Recorded information.
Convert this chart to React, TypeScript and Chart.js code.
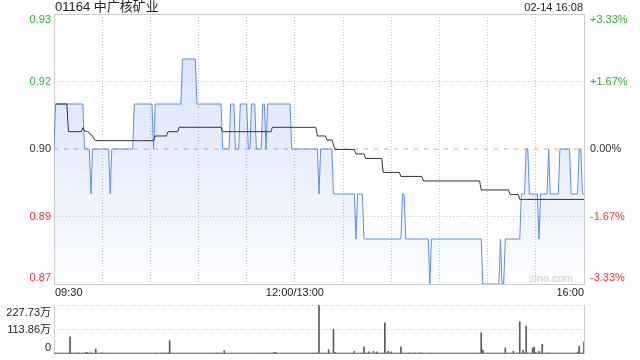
import React, { useEffect, useRef } from 'react';
import { Chart, registerables } from 'chart.js';

Chart.register(...registerables);

// ---------- data ----------
const stockTitle = '01164 中广核矿业';
const stampText = '02-14 16:08';
const watermark = 'sina.com';
const prevClose = 0.9;

// minutes after 09:30 (lunch break removed), price at that minute
const priceMinutes = [0, 1, 18, 19, 22, 23, 24, 34, 35, 36, 49, 50, 61, 62, 63, 79, 80, 88, 89, 104, 105, 109, 110, 112, 113, 115, 116, 120, 121, 122, 123, 125, 126, 129, 130, 131, 132, 133, 147, 148, 164, 165, 166, 173, 174, 187, 188, 189, 192, 193, 216, 217, 218, 219, 233, 234, 235, 266, 267, 277, 278, 279, 280, 281, 290, 291, 293, 294, 295, 296, 301, 302, 303, 307, 308, 309, 314, 315, 321, 322, 326, 327, 328, 329, 330];
const priceValues = [0.90, 0.91, 0.91, 0.90, 0.90, 0.89, 0.90, 0.90, 0.89, 0.90, 0.90, 0.91, 0.91, 0.90, 0.91, 0.91, 0.92, 0.92, 0.91, 0.91, 0.90, 0.90, 0.91, 0.91, 0.90, 0.90, 0.91, 0.91, 0.90, 0.90, 0.91, 0.91, 0.90, 0.90, 0.91, 0.91, 0.90, 0.91, 0.91, 0.90, 0.90, 0.89, 0.90, 0.90, 0.89, 0.89, 0.88, 0.89, 0.89, 0.88, 0.88, 0.89, 0.89, 0.88, 0.88, 0.87, 0.88, 0.88, 0.87, 0.87, 0.88, 0.87, 0.87, 0.88, 0.88, 0.89, 0.89, 0.90, 0.90, 0.89, 0.89, 0.88, 0.89, 0.89, 0.90, 0.89, 0.89, 0.90, 0.90, 0.89, 0.89, 0.90, 0.90, 0.89, 0.89];

const avgMinutes = [1, 8, 9, 17, 18, 19, 21, 22, 23, 24, 25, 26, 62, 63, 70, 71, 77, 78, 104, 105, 135, 136, 163, 164, 169, 170, 173, 175, 187, 188, 193, 194, 204, 205, 215, 216, 229, 230, 265, 266, 283, 284, 289, 290, 330];
const avgValues = [0.91, 0.91, 0.90385, 0.90385, 0.90474, 0.904, 0.90385, 0.90363, 0.90311, 0.90289, 0.90215, 0.90185, 0.90185, 0.90289, 0.90289, 0.90385, 0.90385, 0.90482, 0.90482, 0.90385, 0.90385, 0.90482, 0.90482, 0.90289, 0.90289, 0.902, 0.902, 0.8999, 0.8999, 0.8989, 0.8989, 0.8979, 0.8979, 0.8948, 0.8948, 0.8939, 0.8939, 0.8929, 0.8929, 0.8909, 0.8909, 0.8899, 0.8899, 0.8888, 0.8888];

// volume per minute (万股), minute 0 .. 330
const volumes = [
  6, 3, 2, 1, 2, 3, 1, 2, 1, 2, 80, 2, 1, 3, 2, 6, 2, 1, 3, 2, 8, 6, 2, 5, 4, 3, 23, 2, 1, 4,
  6, 2, 1, 3, 1, 2, 2, 1, 2, 3, 1, 2, 1, 2, 3, 1, 2, 1, 2, 1, 2, 3, 1, 2, 1, 2, 1, 3, 2, 1,
  2, 1, 3, 2, 1, 2, 1, 4, 2, 3, 2, 6, 62, 3, 2, 1, 4, 2, 1, 2, 1, 2, 1, 3, 2, 1, 2, 1, 2, 1,
  2, 1, 2, 3, 1, 2, 1, 2, 1, 2, 3, 1, 2, 1, 2, 3, 15, 2, 1, 4, 3, 2, 1, 2, 1, 3, 2, 1, 2, 1,
  2, 3, 1, 2, 1, 2, 3, 1, 2, 1, 2, 1, 3, 2, 1, 2, 4, 8, 7, 3, 2, 1, 2, 3, 1, 2, 1, 2, 3, 1,
  2, 1, 3, 2, 1, 2, 1, 2, 3, 1, 2, 1, 2, 3, 1, 227.73, 3, 2, 4, 2, 3, 20, 2, 3, 115, 8, 2, 3, 1, 2,
  1, 2, 3, 1, 2, 1, 3, 12, 2, 1, 2, 3, 2, 33, 2, 1, 10, 3, 2, 12, 2, 10, 3, 2, 4, 3, 145, 6, 12, 3,
  10, 2, 3, 1, 4, 2, 32, 3, 2, 1, 2, 5, 2, 1, 3, 2, 1, 2, 6, 2, 1, 2, 1, 3, 2, 1, 2, 1, 4, 2,
  1, 2, 1, 2, 3, 1, 2, 1, 2, 1, 3, 2, 1, 2, 1, 2, 1, 3, 2, 1, 2, 1, 2, 1, 3, 2, 99, 18, 2, 1,
  2, 1, 3, 2, 1, 2, 1, 2, 3, 4, 2, 28, 2, 1, 3, 2, 12, 3, 2, 4, 150, 3, 18, 6, 130, 4, 3, 2, 28, 32,
  6, 3, 12, 4, 45, 3, 2, 6, 3, 2, 4, 3, 2, 5, 3, 2, 4, 3, 2, 3, 2, 4, 3, 2, 5, 3, 9, 36, 4, 3,
  57,
];

const yTicks = [0.87, 0.885, 0.9, 0.915, 0.93];
const leftLabels = ['0.87', '0.89', '0.90', '0.92', '0.93'];
const rightLabels = ['-3.33%', '-1.67%', '0.00%', '+1.67%', '+3.33%'];
const xGridMinutes = [0, 30, 60, 90, 120, 150, 180, 210, 240, 270, 300, 330];
const xLabelMinutes = [0, 150, 330];
const xLabels = ['09:30', '12:00/13:00', '16:00'];
const volTicks = [0, 113.86, 227.73];
const volLabels = ['0', '113.86万', '227.73万'];

// ---------- styles ----------
const FONT = '"Liberation Sans", Arial, "Noto Sans CJK SC", sans-serif';
const UP = '#2fae2f';
const DOWN = '#f03535';
const FLAT = '#333333';
const FRAME = '#cccccc';
const GRID = '#c4c4c4';

const colorFor = (v: number) =>
  Math.abs(v - prevClose) < 1e-9 ? FLAT : v > prevClose ? UP : DOWN;

const pricePlugin = {
  id: 'priceDecor',
  beforeDatasetsDraw(chart: any) {
    const { ctx, chartArea: a } = chart;
    ctx.save();
    ctx.strokeStyle = FRAME;
    ctx.lineWidth = 1;
    ctx.strokeRect(Math.round(a.left) + 0.5, Math.round(a.top) + 0.5, Math.round(a.right - a.left), Math.round(a.bottom - a.top));
    ctx.restore();
  },
  afterDraw(chart: any) {
    const { ctx, chartArea: a, scales } = chart;
    const y = scales.y;
    const x = scales.x;
    ctx.save();
    ctx.textBaseline = 'middle';
    // title & time stamp
    ctx.fillStyle = '#222';
    ctx.font = '13px ' + FONT;
    ctx.textAlign = 'left';
    ctx.fillText(stockTitle, a.left + 1, 7);
    ctx.font = '11px ' + FONT;
    ctx.textAlign = 'right';
    ctx.fillText(stampText, a.right - 1, 8);
    // y labels
    ctx.font = '11px ' + FONT;
    yTicks.forEach((v, i) => {
      let py = y.getPixelForValue(v);
      if (i === yTicks.length - 1) py += 6;
      if (i === 0) py -= 6.5;
      const c = colorFor(v);
      ctx.fillStyle = c;
      ctx.textAlign = 'right';
      ctx.fillText(leftLabels[i], a.left - 3, py);
      ctx.textAlign = 'left';
      ctx.fillText(rightLabels[i], a.right + 6, py);
    });
    // x labels
    ctx.fillStyle = '#222';
    xLabelMinutes.forEach((m, i) => {
      const px = x.getPixelForValue(m);
      ctx.textAlign = i === 0 ? 'left' : i === xLabelMinutes.length - 1 ? 'right' : 'center';
      ctx.fillText(xLabels[i], px + (i === 0 ? 1 : 0), a.bottom + 9);
    });
    // watermark
    ctx.fillStyle = '#cfcfcf';
    ctx.font = '11px ' + FONT;
    ctx.textAlign = 'right';
    ctx.fillText(watermark, a.right - 11, a.bottom - 5);
    ctx.restore();
  },
};

const volPlugin = {
  id: 'volDecor',
  beforeDatasetsDraw(chart: any) {
    const { ctx, chartArea: a } = chart;
    ctx.save();
    ctx.strokeStyle = FRAME;
    ctx.lineWidth = 1;
    ctx.beginPath();
    ctx.moveTo(Math.round(a.left) + 0.5, a.top);
    ctx.lineTo(Math.round(a.left) + 0.5, a.bottom);
    ctx.moveTo(Math.round(a.right) + 0.5, a.top);
    ctx.lineTo(Math.round(a.right) + 0.5, a.bottom);
    ctx.stroke();
    ctx.restore();
  },
  afterDraw(chart: any) {
    const { ctx, chartArea: a, scales } = chart;
    const y = scales.y;
    ctx.save();
    ctx.textBaseline = 'middle';
    ctx.font = '11px ' + FONT;
    ctx.fillStyle = '#222';
    ctx.textAlign = 'right';
    volTicks.forEach((v, i) => {
      let py = y.getPixelForValue(v);
      if (i === volTicks.length - 1) py += 8;
      if (i === 0) py -= 6;
      ctx.fillText(volLabels[i], a.left - 3, py);
    });
    ctx.restore();
  },
};

export default function App() {
  const priceRef = useRef<HTMLCanvasElement>(null);
  const volRef = useRef<HTMLCanvasElement>(null);

  useEffect(() => {
    const priceData = priceMinutes.map((m, i) => ({ x: m, y: priceValues[i] }));
    const avgData = avgMinutes.map((m, i) => ({ x: m, y: avgValues[i] }));
    const closeData = [
      { x: xGridMinutes[0], y: prevClose },
      { x: xGridMinutes[xGridMinutes.length - 1], y: prevClose },
    ];

    const pc = new Chart(priceRef.current as HTMLCanvasElement, {
      type: 'line',
      data: {
        datasets: [
          {
            data: avgData,
            borderColor: '#333333',
            borderWidth: 1,
            pointRadius: 0,
            fill: false,
            tension: 0,
          },
          {
            data: priceData,
            borderColor: '#5b8fe8',
            borderWidth: 1,
            pointRadius: 0,
            tension: 0,
            fill: 'start',
            backgroundColor: (ctx: any) => {
              const { chart } = ctx;
              const area = chart.chartArea;
              if (!area) return 'rgba(100,150,235,0.15)';
              const g = chart.ctx.createLinearGradient(0, area.top, 0, area.bottom);
              g.addColorStop(0, 'rgba(100,150,235,0.28)');
              g.addColorStop(0.5, 'rgba(100,150,235,0.16)');
              g.addColorStop(1, 'rgba(100,150,235,0.02)');
              return g;
            },
          },
          {
            data: closeData,
            borderColor: '#f0a070',
            borderWidth: 1,
            borderDash: [4, 6],
            pointRadius: 0,
            fill: false,
          },
        ],
      },
      options: {
        responsive: false,
        devicePixelRatio: 1,
        animation: false,
        events: [],
        parsing: false as any,
        layout: { padding: { left: 54, right: 56, top: 14, bottom: 16 }, autoPadding: false } as any,
        plugins: { legend: { display: false }, tooltip: { enabled: false } },
        scales: {
          x: {
            type: 'linear',
            min: 0,
            max: 330,
            afterBuildTicks: (s: any) => {
              s.ticks = xGridMinutes.map((v) => ({ value: v }));
            },
            ticks: { display: false },
            grid: { color: GRID, lineWidth: 1, drawTicks: false },
            border: { display: false, dash: [1, 2] },
          },
          y: {
            type: 'linear',
            min: yTicks[0],
            max: yTicks[yTicks.length - 1],
            afterBuildTicks: (s: any) => {
              s.ticks = yTicks.map((v) => ({ value: v }));
            },
            ticks: { display: false },
            grid: {
              color: (c: any) => (c.tick && Math.abs(c.tick.value - prevClose) < 1e-9 ? 'rgba(0,0,0,0)' : GRID),
              lineWidth: 1,
              drawTicks: false,
            },
            border: { display: false, dash: [1, 2] },
          },
        },
      },
      plugins: [pricePlugin],
    } as any);

    const volData = volumes.map((v, i) => ({ x: i, y: v }));
    const vc = new Chart(volRef.current as HTMLCanvasElement, {
      type: 'bar',
      data: {
        datasets: [
          {
            data: volData,
            backgroundColor: '#5a5a5a',
            barThickness: 1,
            minBarLength: 1,
            borderWidth: 0,
          },
        ],
      },
      options: {
        responsive: false,
        devicePixelRatio: 1,
        animation: false,
        events: [],
        layout: { padding: { left: 54, right: 56, top: 5, bottom: 6 }, autoPadding: false } as any,
        plugins: { legend: { display: false }, tooltip: { enabled: false } },
        scales: {
          x: {
            type: 'linear',
            min: 0,
            max: 330,
            offset: false,
            ticks: { display: false },
            grid: { display: false, offset: false, drawTicks: false },
            border: { display: false },
          },
          y: {
            type: 'linear',
            min: volTicks[0],
            max: volTicks[volTicks.length - 1],
            afterBuildTicks: (s: any) => {
              s.ticks = volTicks.map((v) => ({ value: v }));
            },
            ticks: { display: false },
            grid: {
              color: (c: any) => (c.tick && c.tick.value === 0 ? 'rgba(0,0,0,0)' : GRID),
              lineWidth: 1,
              drawTicks: false,
            },
            border: { display: false, dash: [1, 2] },
          },
        },
      },
      plugins: [volPlugin],
    } as any);

    return () => {
      pc.destroy();
      vc.destroy();
    };
  }, []);

  return (
    <div style={{ position: 'fixed', left: 0, top: 0, width: 640, height: 360, background: '#fff' }}>
      <canvas ref={priceRef} width={640} height={300} style={{ position: 'absolute', left: 0, top: 0 }} />
      <canvas ref={volRef} width={640} height={60} style={{ position: 'absolute', left: 0, top: 300 }} />
    </div>
  );
}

Aim of the task. Each line above that includes "React" counts once; state the total and nothing more.

Response to this exercise. 2